Scuba Chicken
Slim On Da Rise
Midget Lover Records
2002
F

oh, sweet Jesus. A new plateau has finally been reached in the pursuit of the worst rap record ever. Make room for this gem in-between your Sheep Doggy Dogg, Party Posse, and White Boy Rapp albums. I haven't been this morbidly fascinated with how gut-wrenchingly bad a rapper could be since I heard Docta Mengle (of internet phenomenon Icy Hot Stuntaz fame) freestyling over a Goodie Mob instrumental. However, Scuba Chicken, a.k.a, Scuba Slim, is of a different nature altogether. Unlike the good doctor, you never get the impression that Slim has deluded himself into thinking he has an ounce of talent, nor that he is foolishly playing out a N.W.A.-induced fantasy often fetishized by sheltered white youth. You see, Scuba is fully aware of his limitations in topic matter, delivery, and production -- he just doesn't seem to care.


Equipped with a bottom-level mic, courtesy of Packard Bell, and a keyboard of equal quality, Scuba is able to pound out track after track of inane sex raps with the occasional, inexplicable backhanded compliments to Jews laced over Fruity Loops worthy drum loops and thin, synthetic strings reserved for MP3.com-bound Mannie Fresh impersonators – not exactly deplorable, but exponentially grating with each subsequent track. Top it off with arrhythmic choruses drenched in vocoder effects and music pauses, and you have the blueprint for the entire album. Check the skill – "I'd nail ya, even if you're covered in snot/I'm still trying to figure out why you love me not/Maybe I'm too old, or maybe you're too young/All I gotta say is 'ching chong chong!'" Sparkle a few leftfield pop culture references like Rose Nylund from the Golden Girls, Go-Bots, and Yoko Ono, and you’re there. Fourteen tracks worth of this, ladies and gentlemen. Let me reiterate – an entire hour’s worth of this for your listening pleasure.

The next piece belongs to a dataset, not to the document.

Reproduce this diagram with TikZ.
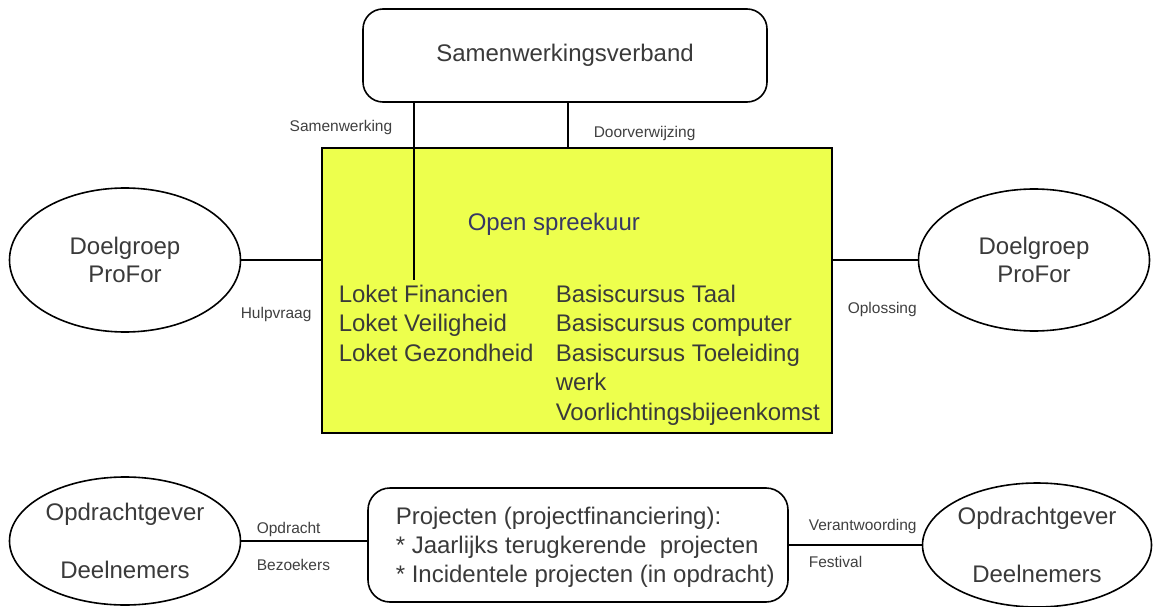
\documentclass[tikz,border=0pt]{standalone}
\usepackage{fontspec}
\setmainfont{Liberation Sans}
\usetikzlibrary{shapes.geometric}
\definecolor{boxyellow}{RGB}{237,255,77}
\definecolor{txt}{RGB}{58,58,58}
\definecolor{lbl}{RGB}{64,64,64}
\definecolor{bluetxt}{RGB}{55,55,100}
\begin{document}
\begin{tikzpicture}[x=1pt,y=-1pt, line width=1.6pt,
  bigtext/.style={font=\fontsize{24}{28}\selectfont, text=txt},
  lbltext/.style={font=\fontsize{15.5}{18}\selectfont, text=lbl, inner sep=0, anchor=base west},
  ellnode/.style={draw, ellipse, inner sep=0, outer sep=0, align=center, bigtext},
  rbox/.style={draw, rounded corners=20pt, inner sep=0, outer sep=0},
  listline/.style={bigtext, inner sep=0, anchor=base west}]
\useasboundingbox (0,0) rectangle (1154,607);
\fill[white] (0,0) rectangle (1154,607);

% top box
\node[rbox, minimum width=404pt, minimum height=93pt, bigtext] (sam) at (565,55.5) {Samenwerkingsverband};

% central yellow box
\node[draw, fill=boxyellow, minimum width=510pt, minimum height=285pt, inner sep=0, outer sep=0] (spreek) at (577,290.5) {};
\node[listline, text=bluetxt] (open) at (467,230.5) {Open spreekuur};
\node[listline] (l1) at (338,302) {Loket Financien};
\node[listline] (l2) at (338,331.5) {Loket Veiligheid};
\node[listline] (l3) at (338,361) {Loket Gezondheid};
\node[listline] (b1) at (555,302) {Basiscursus Taal};
\node[listline] (b2) at (555,331.5) {Basiscursus computer};
\node[listline] (b3) at (555,361) {Basiscursus Toeleiding};
\node[listline] (b4) at (555,390.5) {werk};
\node[listline] (b5) at (555,420) {Voorlichtingsbijeenkomst};

% ellipses
\node[ellnode, minimum width=231pt, minimum height=144pt] (doelL) at (125,260) {Doelgroep\\ProFor};
\node[ellnode, minimum width=231pt, minimum height=142pt] (doelR) at (1034,260) {Doelgroep\\ProFor};
\node[ellnode, minimum width=231pt, minimum height=128pt] (opL) at (125,541) {Opdrachtgever\\[30pt]Deelnemers};
\node[ellnode, minimum width=229pt, minimum height=124pt] (opR) at (1037,545) {Opdrachtgever\\[30pt]Deelnemers};

% bottom project box
\node[rbox, rounded corners=22pt, minimum width=420pt, minimum height=114pt] (proj) at (578,545) {};
\node[listline] (p1) at (395,524) {Projecten (projectfinanciering):};
\node[listline] (p2) at (395,553) {* Jaarlijks terugkerende\ \ projecten};
\node[listline] (p3) at (395,582) {* Incidentele projecten (in opdracht)};

% connectors
\coordinate (samEnd) at (414,280);
\coordinate (doorX) at (568,0);
\draw (sam.south -| samEnd) -- (samEnd);
\draw (sam.south -| doorX) -- (spreek.north -| doorX);
\draw (doelL.east) -- (doelL.east -| spreek.west);
\draw (spreek.east |- doelR.west) -- (doelR.west);
\draw (opL.east) -- (opL.east -| proj.west);
\draw (proj.east |- opR.west) -- (opR.west);

% labels
\node[lbltext, anchor=base east] (lSam) at (393,131.5) {Samenwerking};
\node[lbltext] (lDoor) at (593,137.5) {Doorverwijzing};
\node[lbltext] (lHulp) at (240,318.5) {Hulpvraag};
\node[lbltext] (lOpl) at (847,313.5) {Oplossing};
\node[lbltext] (lOpd) at (256,533.5) {Opdracht};
\node[lbltext] (lBez) at (256,570.5) {Bezoekers};
\node[lbltext] (lVer) at (808,530.5) {Verantwoording};
\node[lbltext] (lFes) at (808,567.5) {Festival};
\end{tikzpicture}
\end{document}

As an encore, the obligatory hidden track is a cover of Jefferson Starship's "Sara." Not to be confused with his "Fuck Da Bitch Remix" earlier in the album, this version liberally uses the Starship version in question, only inserting his own verses that are as inane as the original.


The Neil Hamburger of rap? Nah, there are discernable targets and a methodology behind Neil's brand of anti-humor. Hip-hop's answer to Wesley Willis? Considering the redundancy and lack of coherency, it's apt, but at least Wesley has the excuse of being a paranoid schizophrenic. Barring any unknown mental deficiencies, it only makes this album that more confounding, especially when Scuba has brushes with genuine humor with lines like, “Now it’s time for the gibberish rhyme/Oh yeah the shit is VH-1 bound/blah blah cooter chicken baky-bonk, UNGH.”


The weirdest part of it all is how several prominent figures in underground hip-hop have the same morbid curiosity. Daddy Kev, Celestial records co-founder and frequent Awol One collaborator, mastered the album, while the universally respected Stones Throw label released a 7" culled from his original cassette demo. So, while the average music enthusiast would use this album as the equivalent of a “coffee table” book for a spell, astounding friends with how spectacularly bad it is, only the hardcore oddball record collector/masochist would derive sincere enjoyment out of it. Now that we have that out of the way, excuse me while I listen to this for the hundredth time on repeat.